No eran muy distintas de las pequeñas anécdotas de tebeo que podría contar yo sobre el terrorismo de ultraderecha madrileño, que conocí hace muchos años, cuando ETA era una organización terrorista de verdad y mataba militares. El visitante y yo coincidimos en que a la casta política le conviene que haya un “coco” que asuste al electorado para presentarse como el ángel salvador, hablamos de la conveniencia de limitar por ley el sueldo de los alcaldes y de la injusticia de los impuestos indirectos, que afectan a ricos y pobres por igual.

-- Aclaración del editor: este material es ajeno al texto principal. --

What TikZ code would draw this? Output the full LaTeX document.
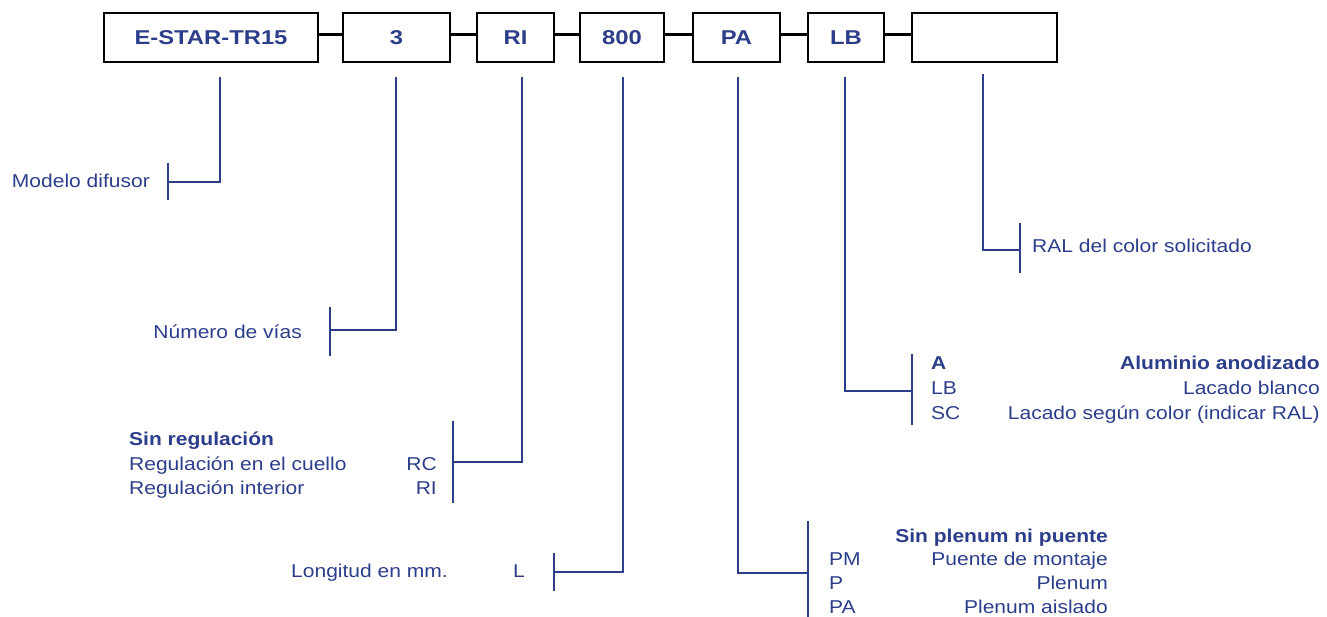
\documentclass[tikz,border=0pt]{standalone}
\usepackage{fontspec}
\setmainfont{Liberation Sans}[FakeStretch=1.13]
\newfontfamily\boxfont{Liberation Sans}[FakeStretch=1.19]
\definecolor{navy}{RGB}{44,62,138}
\begin{document}
\begin{tikzpicture}[x=1pt,y=-1pt,
  code/.style={draw=black,line width=1.8pt,minimum height=48.5pt,inner sep=0pt,
    text height=14pt,text depth=0pt,
    font=\boxfont\fontsize{20}{24}\selectfont\bfseries,text=navy},
  conn/.style={black,line width=3pt},
  lead/.style={navy,line width=2pt},
  txt/.style={inner sep=0pt,text=navy,font=\fontsize{18.6}{22}\selectfont},
  btxt/.style={txt,font=\fontsize{18.6}{22}\selectfont\bfseries}
]
\useasboundingbox (0,0) rectangle (1327,617);
% code boxes
\node[code,minimum width=214pt] (b1) at (211,37.5) {E-STAR-TR15};
\node[code,minimum width=107pt] (b2) at (396.5,37.5) {3};
\node[code,minimum width=77pt]  (b3) at (515.5,37.5) {RI};
\node[code,minimum width=84pt]  (b4) at (622,37.5) {800};
\node[code,minimum width=87pt]  (b5) at (736.5,37.5) {PA};
\node[code,minimum width=76pt]  (b6) at (846,37.5) {LB};
\node[code,minimum width=145pt] (b7) at (984.5,37.5) {};
\foreach \a/\b in {b1/b2,b2/b3,b3/b4,b4/b5,b5/b6,b6/b7}
  \draw[conn] ([yshift=2.5pt]\a.east) -- ([yshift=2.5pt]\b.west);
% lead coordinates
\coordinate (s1) at (220,77);  \coordinate (t1) at (168,182);
\coordinate (u1) at (168,163); \coordinate (v1) at (168,200);
\coordinate (s2) at (396,77);  \coordinate (t2) at (330,330);
\coordinate (u2) at (330,307); \coordinate (v2) at (330,356);
\coordinate (s3) at (522,77);  \coordinate (t3) at (453,462);
\coordinate (u3) at (453,421); \coordinate (v3) at (453,503);
\coordinate (s4) at (623,77);  \coordinate (t4) at (554,572);
\coordinate (u4) at (554,553); \coordinate (v4) at (554,591);
\coordinate (s5) at (738,77);  \coordinate (t5) at (808,573);
\coordinate (u5) at (808,521); \coordinate (v5) at (808,617);
\coordinate (s6) at (845,77);  \coordinate (t6) at (912,391);
\coordinate (u6) at (912,354); \coordinate (v6) at (912,425);
\coordinate (s7) at (983,74);  \coordinate (t7) at (1020,250);
\coordinate (u7) at (1020,223); \coordinate (v7) at (1020,273);
\foreach \i in {1,...,7}{
  \draw[lead] (s\i) |- (t\i);
  \draw[lead] (u\i) -- (v\i);
}
% texts
\node[txt,anchor=base east] (m1) at (150,187.5) {Modelo difusor};
\node[txt,anchor=base east] (m2) at (302,338) {Número de vías};
\node[btxt,anchor=base west] (m3a) at (129,445.5) {Sin regulación};
\node[txt,anchor=base west] (m3b) at (129,470) {Regulación en el cuello};
\node[txt,anchor=base west] (m3c) at (129,494.5) {Regulación interior};
\node[txt,anchor=base east] (c3b) at (437,470) {RC};
\node[txt,anchor=base east] (c3c) at (437,494.5) {RI};
\node[txt,anchor=base east] (m4) at (448,577.5) {Longitud en mm.};
\node[txt,anchor=base west] (c4) at (513,577.5) {L};
\node[btxt,anchor=base east] (m5a) at (1108,542) {Sin plenum ni puente};
\node[txt,anchor=base west] (c5b) at (829,565) {PM};
\node[txt,anchor=base west] (c5c) at (829,589) {P};
\node[txt,anchor=base west] (c5d) at (829,613) {PA};
\node[txt,anchor=base east] (m5b) at (1108,565) {Puente de montaje};
\node[txt,anchor=base east] (m5c) at (1108,589) {Plenum};
\node[txt,anchor=base east] (m5d) at (1108,613) {Plenum aislado};
\node[btxt,anchor=base west] (c6a) at (931,370) {A};
\node[txt,anchor=base west] (c6b) at (931,394.5) {LB};
\node[txt,anchor=base west] (c6c) at (931,419) {SC};
\node[btxt,anchor=base east] (m6a) at (1320,370) {Aluminio anodizado};
\node[txt,anchor=base east] (m6b) at (1320,394.5) {Lacado blanco};
\node[txt,anchor=base east] (m6c) at (1320,419) {Lacado según color (indicar RAL)};
\node[txt,anchor=base west] (m7) at (1032,252.5) {RAL del color solicitado};
\end{tikzpicture}
\end{document}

Cuando la conversación empezó a tomar derroteros peligrosos, bien porque cada uno iba a empezar a confesar cosas que no conviene contar a un desconocido, bien porque a él le fueran a echar la bronca en casa por tardar tanto en volver, se despidió de mí con un apretón de manos y dos besos, y se congratuló por la agradable charla que habíamos tenido.
Ya eran casi las dos.

Trabajé un poco más en el párrafo que había dejado a medias, me hice un cigarrito para el camino, apagué el ordenador y las luces, eché el cierre a la trinchera proscrita y pasé por el súper para comprar el pan y los garbanzos, imprescindibles para hacer un buen cocido.